The only thing stopping Apple from selling that base 21.5" non retina is lack of supply of panels or CPUs. While the Kaby Lake desktop CPUs are beginning to get discontinued the mobile CPUs are not, Intel still haven't discontinued mobile CPUs all the way back to Haswell (4th gen).
And that Kaby Lake CPU isn't the only outlier that Apple have used in their based 21.5" model - the late 2015 model used a really poverty spec Broadwell CPU which was on a Thunderbolt 2 motherboard.
I'm guessing they needed to use Thunderbolt 3 when they specced out the 2017 models so went for the Kaby Lake mobile option when the motherboard redesign was forced.
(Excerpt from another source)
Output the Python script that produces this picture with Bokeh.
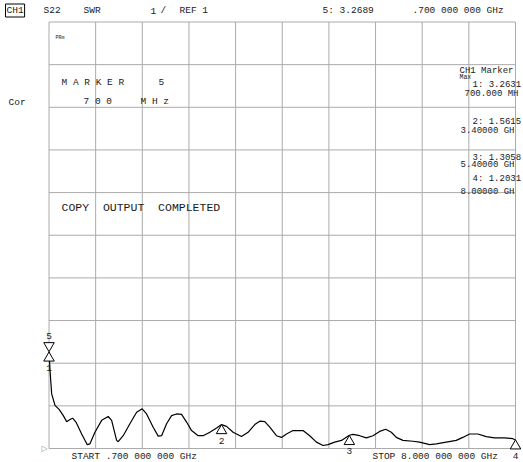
from bokeh.plotting import figure
from bokeh.models import Range1d, Label, ColumnDataSource
from bokeh.transform import dodge
from bokeh.core.properties import value
from bokeh.embed import file_html
from bokeh.resources import INLINE

# ---------------- data ----------------
freq_ghz = [0.700, 0.716, 0.742, 0.794, 0.861, 0.924, 0.977, 1.028, 1.070, 1.122,
            1.211, 1.299, 1.341, 1.419, 1.524, 1.627, 1.680, 1.758, 1.783, 1.861,
            1.966, 2.071, 2.158, 2.227, 2.330, 2.409, 2.462, 2.540, 2.618, 2.696,
            2.774, 2.853, 2.931, 3.034, 3.112, 3.217, 3.322, 3.400, 3.478, 3.581,
            3.712, 3.815, 3.920, 3.998, 4.077, 4.155, 4.259, 4.338, 4.416, 4.519,
            4.675, 4.780, 4.885, 4.988, 5.066, 5.171, 5.276, 5.400, 5.457, 5.562,
            5.666, 5.770, 5.874, 5.968, 6.057, 6.135, 6.238, 6.395, 6.500, 6.656,
            6.761, 6.917, 7.073, 7.176, 7.281, 7.411, 7.542, 7.672, 7.828, 7.958,
            8.000]
swr = [3.26, 2.83, 2.28, 2.01, 1.91, 1.77, 1.63, 1.68, 1.71, 1.62,
       1.34, 1.09, 1.11, 1.38, 1.66, 1.75, 1.66, 1.19, 1.16, 1.30,
       1.58, 1.85, 1.93, 1.81, 1.50, 1.29, 1.30, 1.58, 1.77, 1.81,
       1.80, 1.62, 1.42, 1.30, 1.30, 1.38, 1.48, 1.56, 1.52, 1.38,
       1.28, 1.38, 1.56, 1.64, 1.63, 1.50, 1.30, 1.26, 1.34, 1.42,
       1.42, 1.30, 1.15, 1.07, 1.09, 1.15, 1.19, 1.31, 1.33, 1.30,
       1.25, 1.30, 1.40, 1.45, 1.38, 1.26, 1.19, 1.17, 1.15, 1.09,
       1.11, 1.15, 1.19, 1.26, 1.34, 1.34, 1.28, 1.25, 1.25, 1.23,
       1.20]

marker_ids = ["1", "2", "3", "4"]
marker_freq = [0.7, 3.4, 5.4, 8.0]
marker_swr = [3.2631, 1.5615, 1.3058, 1.2031]
marker5_ids = ["5"]
marker5_freq = [0.7]
marker5_swr = [3.2689]

x_div = [0.70, 1.43, 2.16, 2.89, 3.62, 4.35, 5.08, 5.81, 6.54, 7.27, 8.00]
y_div = [1, 2, 3, 4, 5, 6, 7, 8, 9, 10, 11]
x_start, x_stop = 0.7, 8.0
y_ref, y_top = 1, 11

# ---------------- layout (pixels in page) ----------------
FIG_W, FIG_H = 523, 462
GL, GR, GT, GB = 48.5, 515, 21.5, 448     # grid box
kx = (x_stop - x_start) / (GR - GL)
ky = (y_top - y_ref) / (GB - GT)
xr = Range1d(x_start - GL * kx, x_stop + (FIG_W - GR) * kx)
yr = Range1d(y_ref - (FIG_H - GB) * ky, y_top + GT * ky)

p = figure(width=FIG_W, height=FIG_H, x_range=xr, y_range=yr,
           output_backend="svg", toolbar_location=None,
           x_axis_location=None, y_axis_location=None,
           min_border=0, min_border_left=0, min_border_right=0,
           min_border_top=0, min_border_bottom=0)
p.outline_line_color = None
p.xgrid.visible = False
p.ygrid.visible = False
p.background_fill_color = "white"
p.border_fill_color = "white"

GRID_C = "#ababab"
p.segment(x0=x_div, y0=[y_ref] * len(x_div), x1=x_div, y1=[y_top] * len(x_div),
          line_color=GRID_C, line_width=1)
p.segment(x0=[x_start] * len(y_div), y0=y_div, x1=[x_stop] * len(y_div), y1=y_div,
          line_color=GRID_C, line_width=1)

# trace
p.line(freq_ghz, swr, line_color="black", line_width=1.2)

# markers
TRI = 10.5
apex = TRI / 3 ** 0.5 * ky
msrc = ColumnDataSource(dict(f=marker_freq, s=marker_swr, id=marker_ids))
m5src = ColumnDataSource(dict(f=marker5_freq, s=marker5_swr, id=marker5_ids))
p.scatter(x="f", y=dodge("s", -apex), source=msrc, marker="triangle", size=TRI,
          fill_color="white", line_color="black", line_width=1)
p.scatter(x="f", y=dodge("s", apex), source=m5src, marker="inverted_triangle", size=TRI,
          fill_color="white", line_color="black", line_width=1)
p.text(x="f", y="s", text="id", source=msrc, y_offset=16, text_align="center",
       text_baseline="middle", text_font=value("Liberation Mono"),
       text_font_size="9.5px", text_color="#1a1a1a")
p.text(x="f", y="s", text="id", source=m5src, y_offset=-16, text_align="center",
       text_baseline="middle", text_font=value("Liberation Mono"),
       text_font_size="9.5px", text_color="#1a1a1a")


def add_text(txt, ix, iy, size=9.5, align="left", font="Liberation Mono",
             color="#1a1a1a", **kw):
    p.add_layout(Label(x=ix, y=FIG_H - iy, x_units="screen", y_units="screen",
                       text=txt, text_align=align, text_baseline="middle",
                       text_font=font, text_font_size=f"{size}px",
                       text_color=color, **kw))


NB = "\u00a0"

# header line
add_text("CH1", 5, 10, border_line_color="black", border_line_width=1, padding=1)
add_text("S22", 43, 10)
add_text("SWR", 83, 10)
add_text("1", 150, 10)
add_text("/", 160, 10)
add_text("REF 1", 179, 10)
add_text("5: 3.2689", 322, 10)
add_text(".700 000 000 GHz", 412, 10)

add_text("PRm", 55, 37, size=5)
add_text("Cor", 8, 102)

add_text("M A R K E R" + NB * 6 + "5", 61, 82)
add_text("7 0 0" + NB * 5 + "M H z", 83, 101)
add_text("COPY" + NB * 2 + "OUTPUT" + NB * 2 + "COMPLETED", 61, 207, size=11.5)

# marker table (right)
TS = 9
add_text("CH1 Marker", 459, 70, size=TS)
add_text("Max", 459, 76.5, size=6.5)
add_text("1: 3.2631", 472, 84.5, size=TS)
add_text("700.000 MH", 464, 93.5, size=TS)
add_text("2: 1.5615", 472, 121, size=TS)
add_text("3.40000 GH", 460, 130, size=TS)
add_text("3: 1.3058", 472, 157.5, size=TS)
add_text("5.40000 GH", 460, 164.5, size=TS)
add_text("4: 1.2031", 472, 178, size=TS)
add_text("8.00000 GH", 460, 191, size=TS)

# reference level indicator and footer
add_text("\u25b7", 41, 448, size=8, font="DejaVu Sans", color="#999999")
add_text("START .700 000 000 GHz", 71, 456)
add_text("STOP 8.000 000 000 GHz", 372, 456)

open("out.html", "w").write(file_html(p, INLINE))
When the time comes for another redesign it might need Thunderbolt 4 to be a thing - its already slated for release with 10nm
Tiger Lake for mobile later this year and
Rocket Lake S next year. It's not going to offer a speed increase over Thunderbolt 3 but it will at least incorporate all manner of new and balkanised USB3 standards that have been recently released.
The other thing that Rocket Lake S will bring will be 20 lanes of PCIe 4.0 (up from 16 on Comet Lake and prior CPUs) - this would enable even faster SSD, and better GPU performance.
Imagine direct connection of RDNA2 GPUs on 8x PCIe 4.0 lanes (equivalent performance to 16x PCIe 3.0 lanes) - and the possibility for a standard iMac to carry 4 Thunderbolt 4 ports in addition.
There wouldn't be too much of a performance penalty if the same RDNA2 card would connect via 4x PCIe 4.0 lanes (same as the current 8 lanes of PCIe 3.0); 4x for the super fast SSD, 8 for 4 Thunderbolt 4 ports via 2 Titan Ridge controllers, and keep an extra 4 lanes back for optional 10Gig Ethernet. That would then cater for pretty much a replacement iMac Pro using Rocket Lake S CPUs.
And imagine the flexibility of a headless Mac (mini) with 4 Thunderbolt 4 ports and an onboard GPU...
Perhaps another reason to stick around for 2021 Macs - and a compelling reason for Apple to tread water this year, especially if they can somehow justify a warmed over Coffee Lake spec or storage bump to keep the iMac ticking over during this exceptionally odd year.